I was taking my wee puppy out for a walk last night, just at dusk when all the clouds are reflecting light off of a delayed sunset. When I looked up to admire the shades of red, orange, yellow and blue I also noticed an airplane noisily cutting through the clouds. And in an instant my brain went cycling through every plane ride I have ever taken, every destination ever reached, every screaming baby (including my own), every humid airport and every turbulent landing. Not going to lie, I love planes: I like that they take you somewhere, I like that they are full of interesting people, I like the absence of leg room and watching the flaps on the wings tilt up and down according to the air pressure-or whatever their purpose is. I enjoy the symbolism they hold; that a voyage is in some stage of happening, that an adventure is either to be had or has happened, that one is physically crossing time and space to be somewhere completely different all together.
I remember when I was younger, much younger-in my early teenage years I actually gave myself an ulcer in the excitement of a class trip to Florida. I couldn’t eat, I couldn’t sleep, I practiced packing over and over again, my doctor finally had to tell me to CHILL OUT. I saved up money and I dreamt of the days ahead of me of waiting in security lines in airports, getting patted down by frisky attendants, holding a boarding pass and a passport in my hand. I just couldn’t wait. And none of that has changed. Even if I am merely going on a regional flight that has happened a myriad of instances prior, I still just can’t wait to be in transit. I grin like a 6 year old as we wait to taxi down the runway, I smile as my legs go stiff from remaining in that excessively crunchy seated position. I giggle when my neck gets a kink from stiffness from the ridiculously useless headrests and airline pillows. I reminisce at that stodgy hungover decaying zombie feel you get after hour 12 in cabin air. I love disembarking in a new country, full of smells, sights, sounds and barometric pressure. I love even more when I arrive somewhere with a new language, fresh and ready for me to linguistically try and pull apart. New customs, new fashion, new restaurants.

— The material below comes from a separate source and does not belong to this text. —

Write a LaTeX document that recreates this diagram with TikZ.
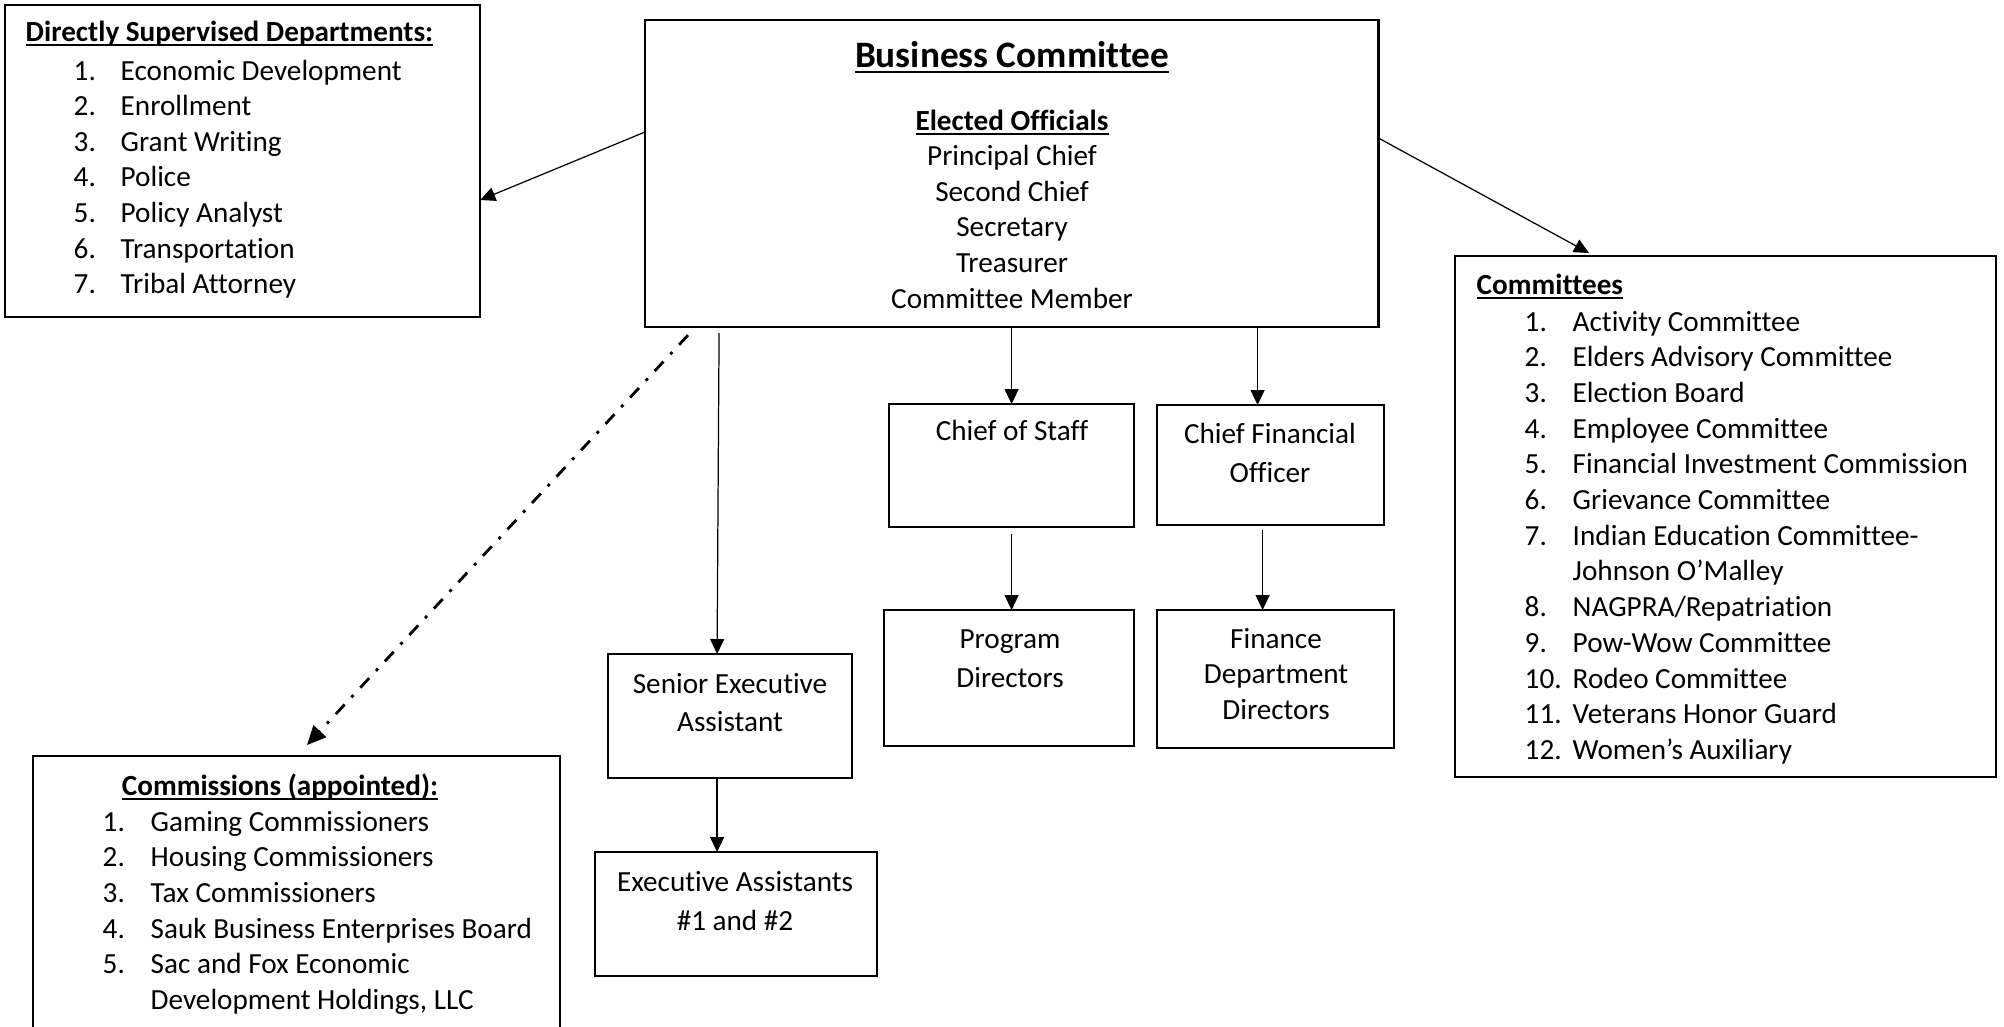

I have been fortunate enough to have been able to afford many experiences across this small world of ours, and it has undoubtedly changed me. All those times I have sat in airports, clutching on to documentation and eagerly anticipating a rescheduled missed connection deciphering some language I’ve never seen before. I hope to be fortunate enough to experience a million more in my lifetime, and with my child. Because it changes you and I value the experience tenfold. I no longer view the world as unknowing and scary. I no longer view others as being the slightest bit different from myself, underneath it all. I no longer wish to build walls and lock doors-and thankfully for the most part I can value the safety in my current living arrangement. I do not think that if someone has a different background, skin colour, dialect, language or values system that somehow means we are divided. I don’t know that it takes a few hundred flights to figure that out, but it definitely has helped me. I have chosen to learn and be open to the world. Might be why I’ve found myself in more than one “predicament”, but also has enabled me to really understand, appreciate and enjoy everything and everyone I can.
Airplanes have taught me that time differences don’t matter, that kilometers between people don’t matter, that distance-either time, space or land is rather immaterial. The sun still rises, the wind still moves.
Airplanes have taken me to places and introduced me to people I never would have met otherwise. They have pressed me to get outside of my comfort zone and stumble over linguistics. Airplanes have taught me the importance of packing ear plugs and Chap Stick and a really comfortable pair of socks. They have encouraged me to get away with needing less-in order to comply with increasingly rigid baggage allowances, and taught me that any destination that requires no more than a bikini and a toothbrush are the right places for my downtime. I do not need much, no one does.
Airplanes have taught me to give grace and have compassion for my fellow man who might be experiencing travelling intestinal issues, personal strife and understanding how important it is to say g’day to that person sitting beside me. Simply smiling and sharing a conversation can go a long way on a long haul flight and can assist to overcome discomforts on both sides of the armrest.
I may not be going on an airplane tomorrow, but I am going somewhere. I am on the path to more plane rides that is for sure. How it happens, the finer finite details are not clear but I continue to move towards the departure gates every. single. day.
Every person I meet I know has entered in to my life to give me a gift, something to remind me where I am going and to help me clarify where I have been and how far I have come. Every airplane I have taken, and will take will continue to land me safely at my next stop and I will do everything I can to enjoy it, in all of its discomfort and acrylic seat fabric. Smooth flying, smooth sailing, smooth arrival, safe journeys. Airplanes are a privilege, as is living life. So I chose to live it, be grateful and graceful as I can in another language, in another land, in another time zone one day at a time. And hopefully with many flights and destinations along the way.